(Records with drawing code)
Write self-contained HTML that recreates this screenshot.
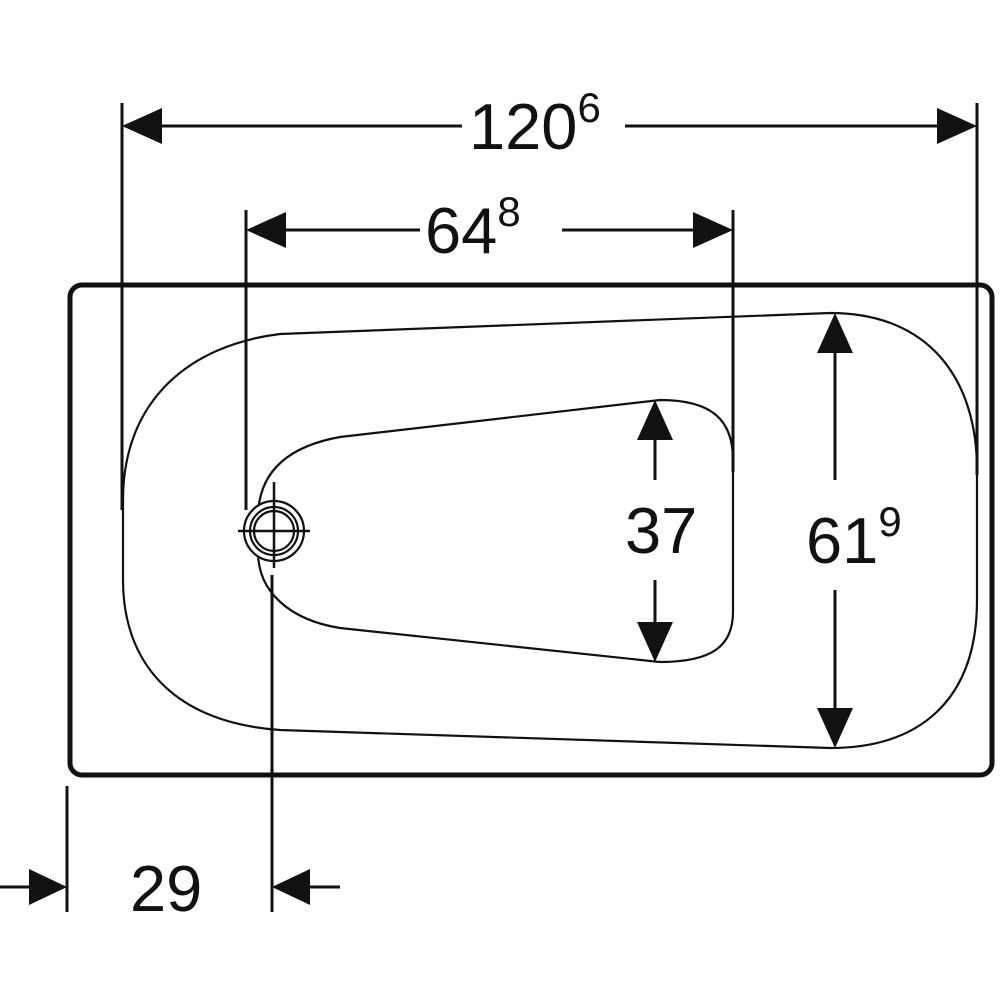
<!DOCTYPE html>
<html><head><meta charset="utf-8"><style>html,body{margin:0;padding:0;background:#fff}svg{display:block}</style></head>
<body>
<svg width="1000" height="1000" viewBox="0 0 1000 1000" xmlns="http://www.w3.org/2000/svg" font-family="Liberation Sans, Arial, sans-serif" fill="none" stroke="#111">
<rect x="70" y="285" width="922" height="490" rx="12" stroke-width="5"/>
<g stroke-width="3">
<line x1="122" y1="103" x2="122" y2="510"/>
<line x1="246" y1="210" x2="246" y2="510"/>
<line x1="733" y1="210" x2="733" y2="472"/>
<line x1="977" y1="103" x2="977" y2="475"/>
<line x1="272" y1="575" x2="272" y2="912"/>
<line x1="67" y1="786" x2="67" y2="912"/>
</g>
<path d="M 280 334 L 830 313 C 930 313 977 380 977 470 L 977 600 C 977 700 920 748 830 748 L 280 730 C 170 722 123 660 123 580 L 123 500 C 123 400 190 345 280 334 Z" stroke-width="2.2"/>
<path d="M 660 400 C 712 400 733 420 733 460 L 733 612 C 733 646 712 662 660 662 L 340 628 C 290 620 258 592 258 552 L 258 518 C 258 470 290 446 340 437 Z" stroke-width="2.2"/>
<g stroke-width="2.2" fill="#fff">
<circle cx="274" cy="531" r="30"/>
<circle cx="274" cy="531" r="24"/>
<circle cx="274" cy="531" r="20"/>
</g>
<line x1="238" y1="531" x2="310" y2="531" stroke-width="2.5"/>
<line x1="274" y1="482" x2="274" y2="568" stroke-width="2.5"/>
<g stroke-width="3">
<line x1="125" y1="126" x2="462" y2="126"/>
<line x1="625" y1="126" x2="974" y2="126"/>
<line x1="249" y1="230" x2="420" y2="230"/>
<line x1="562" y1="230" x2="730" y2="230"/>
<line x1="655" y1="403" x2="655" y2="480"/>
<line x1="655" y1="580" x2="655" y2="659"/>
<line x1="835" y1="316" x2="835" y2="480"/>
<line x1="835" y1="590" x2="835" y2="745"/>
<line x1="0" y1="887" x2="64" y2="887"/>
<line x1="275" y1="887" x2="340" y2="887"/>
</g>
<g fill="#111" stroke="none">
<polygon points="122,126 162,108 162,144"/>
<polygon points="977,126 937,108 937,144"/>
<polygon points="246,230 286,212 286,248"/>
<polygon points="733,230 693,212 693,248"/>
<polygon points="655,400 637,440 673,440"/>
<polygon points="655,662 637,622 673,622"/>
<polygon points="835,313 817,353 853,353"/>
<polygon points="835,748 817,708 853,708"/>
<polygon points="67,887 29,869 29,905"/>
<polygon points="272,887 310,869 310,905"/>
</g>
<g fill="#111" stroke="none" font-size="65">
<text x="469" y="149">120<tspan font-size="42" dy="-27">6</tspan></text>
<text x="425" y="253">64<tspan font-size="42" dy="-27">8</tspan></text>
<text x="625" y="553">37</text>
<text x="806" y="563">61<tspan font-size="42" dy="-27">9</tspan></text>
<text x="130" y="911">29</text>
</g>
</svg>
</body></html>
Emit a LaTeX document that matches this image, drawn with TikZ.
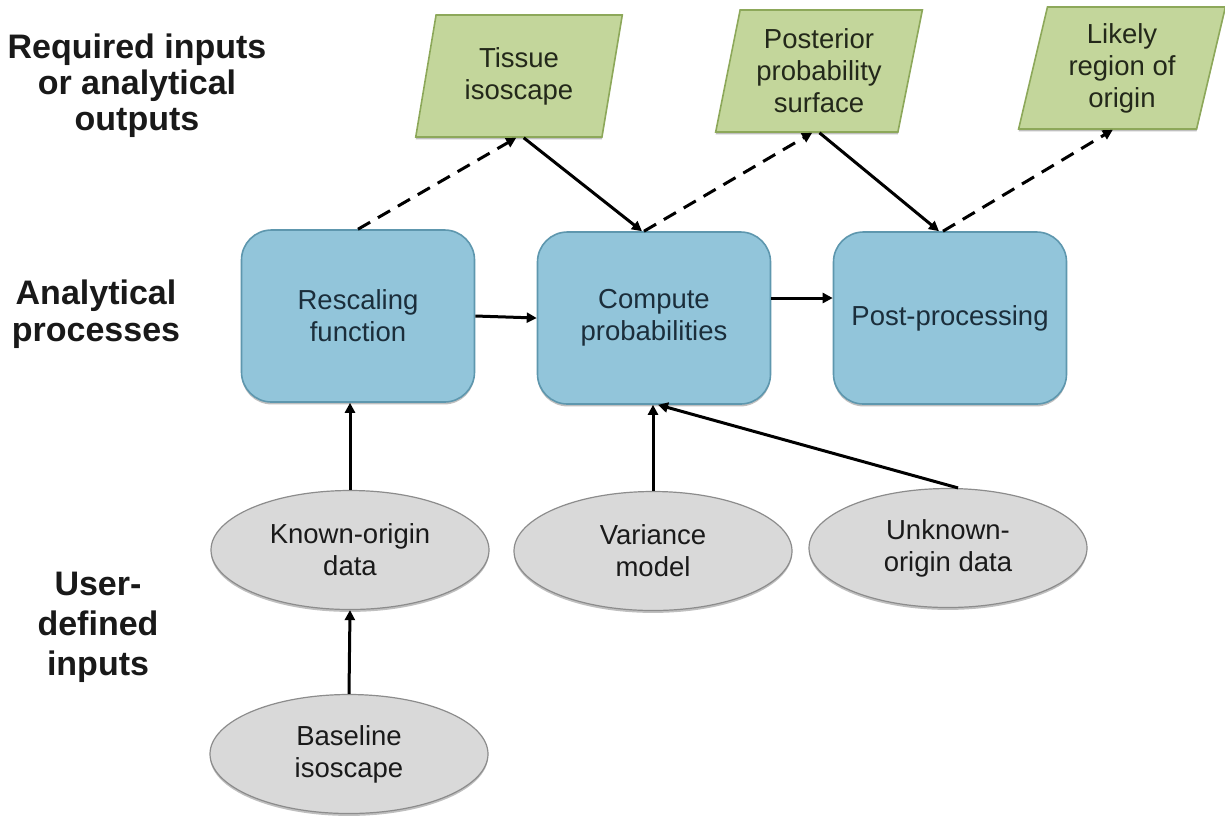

DIRECTION: Restate each line of the records exactly; pictures do not belong in the copy.

RESPONSE:
Write self-contained HTML that recreates this screenshot.
<!DOCTYPE html>
<html><head><meta charset="utf-8"><style>html,body{margin:0;padding:0;background:#fff}svg{display:block}</style></head>
<body>
<svg width="1000" height="1000" viewBox="0 0 1000 1000" xmlns="http://www.w3.org/2000/svg" font-family="Liberation Sans, Arial, sans-serif" fill="none" stroke="#111">
<rect x="70" y="285" width="922" height="490" rx="12" stroke-width="5"/>
<g stroke-width="3">
<line x1="122" y1="103" x2="122" y2="510"/>
<line x1="246" y1="210" x2="246" y2="510"/>
<line x1="733" y1="210" x2="733" y2="472"/>
<line x1="977" y1="103" x2="977" y2="475"/>
<line x1="272" y1="575" x2="272" y2="912"/>
<line x1="67" y1="786" x2="67" y2="912"/>
</g>
<path d="M 280 334 L 830 313 C 930 313 977 380 977 470 L 977 600 C 977 700 920 748 830 748 L 280 730 C 170 722 123 660 123 580 L 123 500 C 123 400 190 345 280 334 Z" stroke-width="2.2"/>
<path d="M 660 400 C 712 400 733 420 733 460 L 733 612 C 733 646 712 662 660 662 L 340 628 C 290 620 258 592 258 552 L 258 518 C 258 470 290 446 340 437 Z" stroke-width="2.2"/>
<g stroke-width="2.2" fill="#fff">
<circle cx="274" cy="531" r="30"/>
<circle cx="274" cy="531" r="24"/>
<circle cx="274" cy="531" r="20"/>
</g>
<line x1="238" y1="531" x2="310" y2="531" stroke-width="2.5"/>
<line x1="274" y1="482" x2="274" y2="568" stroke-width="2.5"/>
<g stroke-width="3">
<line x1="125" y1="126" x2="462" y2="126"/>
<line x1="625" y1="126" x2="974" y2="126"/>
<line x1="249" y1="230" x2="420" y2="230"/>
<line x1="562" y1="230" x2="730" y2="230"/>
<line x1="655" y1="403" x2="655" y2="480"/>
<line x1="655" y1="580" x2="655" y2="659"/>
<line x1="835" y1="316" x2="835" y2="480"/>
<line x1="835" y1="590" x2="835" y2="745"/>
<line x1="0" y1="887" x2="64" y2="887"/>
<line x1="275" y1="887" x2="340" y2="887"/>
</g>
<g fill="#111" stroke="none">
<polygon points="122,126 162,108 162,144"/>
<polygon points="977,126 937,108 937,144"/>
<polygon points="246,230 286,212 286,248"/>
<polygon points="733,230 693,212 693,248"/>
<polygon points="655,400 637,440 673,440"/>
<polygon points="655,662 637,622 673,622"/>
<polygon points="835,313 817,353 853,353"/>
<polygon points="835,748 817,708 853,708"/>
<polygon points="67,887 29,869 29,905"/>
<polygon points="272,887 310,869 310,905"/>
</g>
<g fill="#111" stroke="none" font-size="65">
<text x="469" y="149">120<tspan font-size="42" dy="-27">6</tspan></text>
<text x="425" y="253">64<tspan font-size="42" dy="-27">8</tspan></text>
<text x="625" y="553">37</text>
<text x="806" y="563">61<tspan font-size="42" dy="-27">9</tspan></text>
<text x="130" y="911">29</text>
</g>
</svg>
</body></html>
Emit a LaTeX document that matches this image, drawn with TikZ.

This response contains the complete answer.